# [Task requirements]
Show every line of the records below that contains the word "React".

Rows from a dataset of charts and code
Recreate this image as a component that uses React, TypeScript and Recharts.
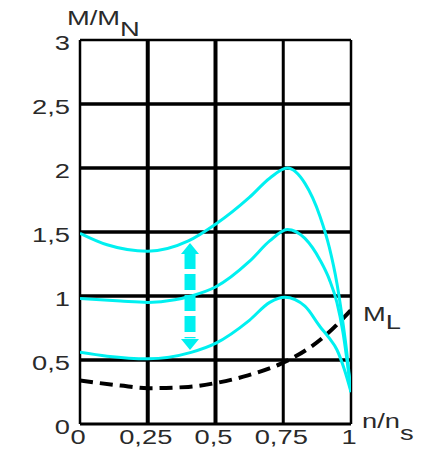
import React from "react";
import {
  ComposedChart,
  Line,
  XAxis,
  YAxis,
  ReferenceLine,
} from "recharts";

const xTicks = [0, 0.25, 0.5, 0.75, 1];
const yTicks = [0, 0.5, 1, 1.5, 2, 2.5, 3];

const curveHigh = [
  { x: 0, y: 1.49 },
  { x: 0.1, y: 1.4 },
  { x: 0.25, y: 1.35 },
  { x: 0.4, y: 1.43 },
  { x: 0.5, y: 1.56 },
  { x: 0.625, y: 1.77 },
  { x: 0.7, y: 1.92 },
  { x: 0.765, y: 2.0 },
  { x: 0.83, y: 1.88 },
  { x: 0.886, y: 1.62 },
  { x: 0.92, y: 1.38 },
  { x: 0.948, y: 1.1 },
  { x: 0.967, y: 0.84 },
  { x: 0.985, y: 0.55 },
  { x: 1, y: 0.25 },
];

const curveMid = [
  { x: 0, y: 0.98 },
  { x: 0.15, y: 0.96 },
  { x: 0.25, y: 0.95 },
  { x: 0.35, y: 0.97 },
  { x: 0.41, y: 1.0 },
  { x: 0.5, y: 1.07 },
  { x: 0.625, y: 1.27 },
  { x: 0.7, y: 1.43 },
  { x: 0.765, y: 1.52 },
  { x: 0.83, y: 1.45 },
  { x: 0.886, y: 1.28 },
  { x: 0.92, y: 1.13 },
  { x: 0.948, y: 0.95 },
  { x: 0.97, y: 0.72 },
  { x: 1, y: 0.25 },
];

const curveLow = [
  { x: 0, y: 0.56 },
  { x: 0.1, y: 0.53 },
  { x: 0.25, y: 0.51 },
  { x: 0.41, y: 0.56 },
  { x: 0.5, y: 0.63 },
  { x: 0.625, y: 0.81 },
  { x: 0.7, y: 0.95 },
  { x: 0.756, y: 0.99 },
  { x: 0.83, y: 0.92 },
  { x: 0.886, y: 0.76 },
  { x: 0.92, y: 0.67 },
  { x: 0.948, y: 0.58 },
  { x: 0.975, y: 0.43 },
  { x: 1, y: 0.25 },
];

const loadCurve = [
  { x: 0, y: 0.34 },
  { x: 0.15, y: 0.3 },
  { x: 0.25, y: 0.28 },
  { x: 0.4, y: 0.29 },
  { x: 0.5, y: 0.32 },
  { x: 0.62, y: 0.38 },
  { x: 0.74, y: 0.47 },
  { x: 0.85, y: 0.6 },
  { x: 0.91, y: 0.7 },
  { x: 1, y: 0.89 },
];

const arrowShaft = [
  { x: 0.406, y: 1.336 },
  { x: 0.406, y: 0.67 },
];

const arrowTips = [
  { x: 0.406, y: 1.414, dir: "up" },
  { x: 0.406, y: 0.578, dir: "down" },
];

const CYAN = "#00f0f0";
const FONT = '"Liberation Sans", Arial, sans-serif';
const TEXT = "#2a2a2a";

const fmt = (v: number) => String(v).replace(".", ",");

const YTick = (props: any) => {
  const { x, y, payload } = props;
  return (
    <text
      transform={`translate(${x},${y + 3}) scale(1.3,1)`}
      textAnchor="end"
      dominantBaseline="central"
      fontSize={21}
      fontFamily={FONT}
      fill={TEXT}
    >
      {fmt(payload.value)}
    </text>
  );
};

const XTick = (props: any) => {
  const { x, y, payload } = props;
  return (
    <text
      transform={`translate(${x - 2},${y}) scale(1.3,1)`}
      textAnchor="middle"
      dominantBaseline="central"
      fontSize={21}
      fontFamily={FONT}
      fill={TEXT}
    >
      {fmt(payload.value)}
    </text>
  );
};

const ArrowHead = (props: any) => {
  const { cx, cy, payload } = props;
  if (cx == null || cy == null) return null;
  const h = 11;
  const w = 9;
  const pts =
    payload.dir === "up"
      ? `${cx},${cy} ${cx - w},${cy + h} ${cx + w},${cy + h}`
      : `${cx},${cy} ${cx - w},${cy - h} ${cx + w},${cy - h}`;
  return <polygon key={payload.dir} points={pts} fill={CYAN} />;
};

const innerX = [0.25, 0.5, 0.75];
const innerY = [0.5, 1, 1.5, 2, 2.5];

const labelStyle: React.CSSProperties = {
  position: "absolute",
  fontFamily: FONT,
  fontSize: 21,
  color: TEXT,
  transform: "scaleX(1.3)",
  transformOrigin: "left top",
  whiteSpace: "nowrap",
  lineHeight: 1,
};

export default function App() {
  return (
    <div
      style={{
        position: "absolute",
        left: 0,
        top: 0,
        width: 428,
        height: 453,
        background: "#fff",
        overflow: "hidden",
      }}
    >
      <ComposedChart
        width={428}
        height={453}
        margin={{ top: 40, right: 77, bottom: 0, left: 0 }}
      >
        <XAxis
          dataKey="x"
          type="number"
          domain={[0, 1]}
          ticks={xTicks}
          tick={<XTick />}
          tickLine={false}
          axisLine={false}
          tickSize={0}
          tickMargin={13}
          height={29}
          allowDataOverflow
        />
        <YAxis
          dataKey="y"
          type="number"
          domain={[0, 3]}
          ticks={yTicks}
          tick={<YTick />}
          tickLine={false}
          axisLine={false}
          tickSize={0}
          tickMargin={10}
          width={80}
          allowDataOverflow
        />
        {innerY.map((v) => (
          <ReferenceLine key={`y${v}`} y={v} stroke="#000" strokeWidth={3.5} />
        ))}
        {innerX.map((v) => (
          <ReferenceLine
            key={`x${v}`}
            x={v}
            stroke="#000"
            strokeWidth={v === 0.75 ? 3 : 4}
          />
        ))}
        <ReferenceLine x={0} stroke="#000" strokeWidth={2.5} />
        <ReferenceLine x={1} stroke="#000" strokeWidth={2.5} />
        <ReferenceLine y={0} stroke="#000" strokeWidth={3} />
        <ReferenceLine y={3} stroke="#000" strokeWidth={2.5} />

        <Line
          data={loadCurve}
          dataKey="y"
          type="monotone"
          stroke="#000"
          strokeWidth={4}
          strokeDasharray="13 7"
          dot={false}
          isAnimationActive={false}
        />
        <Line
          data={curveLow}
          dataKey="y"
          type="monotone"
          stroke={CYAN}
          strokeWidth={3}
          dot={false}
          isAnimationActive={false}
        />
        <Line
          data={curveMid}
          dataKey="y"
          type="monotone"
          stroke={CYAN}
          strokeWidth={3}
          dot={false}
          isAnimationActive={false}
        />
        <Line
          data={curveHigh}
          dataKey="y"
          type="monotone"
          stroke={CYAN}
          strokeWidth={3}
          dot={false}
          isAnimationActive={false}
        />
        <Line
          data={arrowShaft}
          dataKey="y"
          type="linear"
          stroke={CYAN}
          strokeWidth={11}
          strokeDasharray="16 5"
          dot={false}
          isAnimationActive={false}
        />
        <Line
          data={arrowTips}
          dataKey="y"
          type="linear"
          stroke="none"
          dot={<ArrowHead />}
          isAnimationActive={false}
        />
      </ComposedChart>

      <div style={{ ...labelStyle, left: 67, top: 7 }}>
        M/M<span style={{ position: "relative", top: 11 }}>N</span>
      </div>
      <div style={{ ...labelStyle, left: 363, top: 303 }}>
        M<span style={{ position: "relative", top: 8 }}>L</span>
      </div>
      <div style={{ ...labelStyle, left: 362, top: 410 }}>
        n/n<span style={{ position: "relative", top: 12 }}>s</span>
      </div>
    </div>
  );
}
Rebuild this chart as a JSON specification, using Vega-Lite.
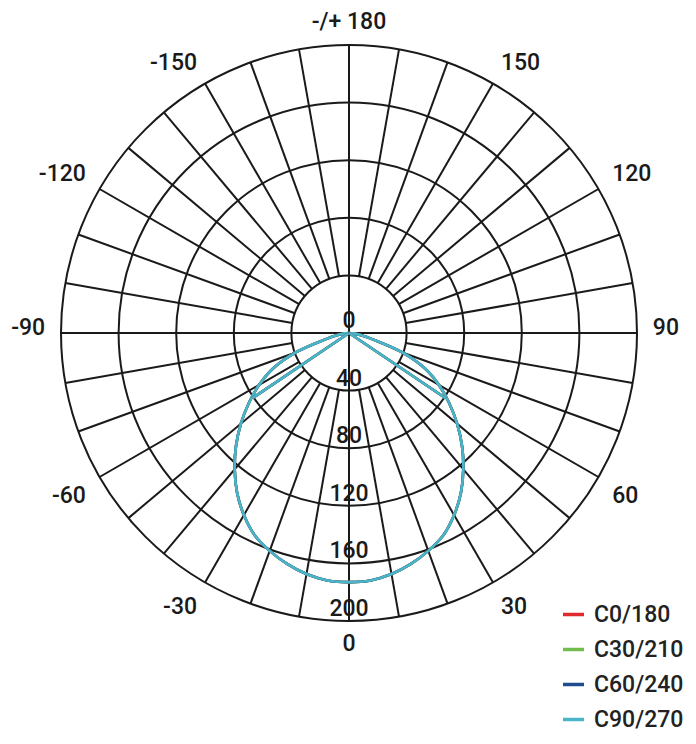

# [Complete answer]
Recreate this image as a component that uses React, TypeScript and Recharts.
import React from "react";
const labelStyle: React.CSSProperties = {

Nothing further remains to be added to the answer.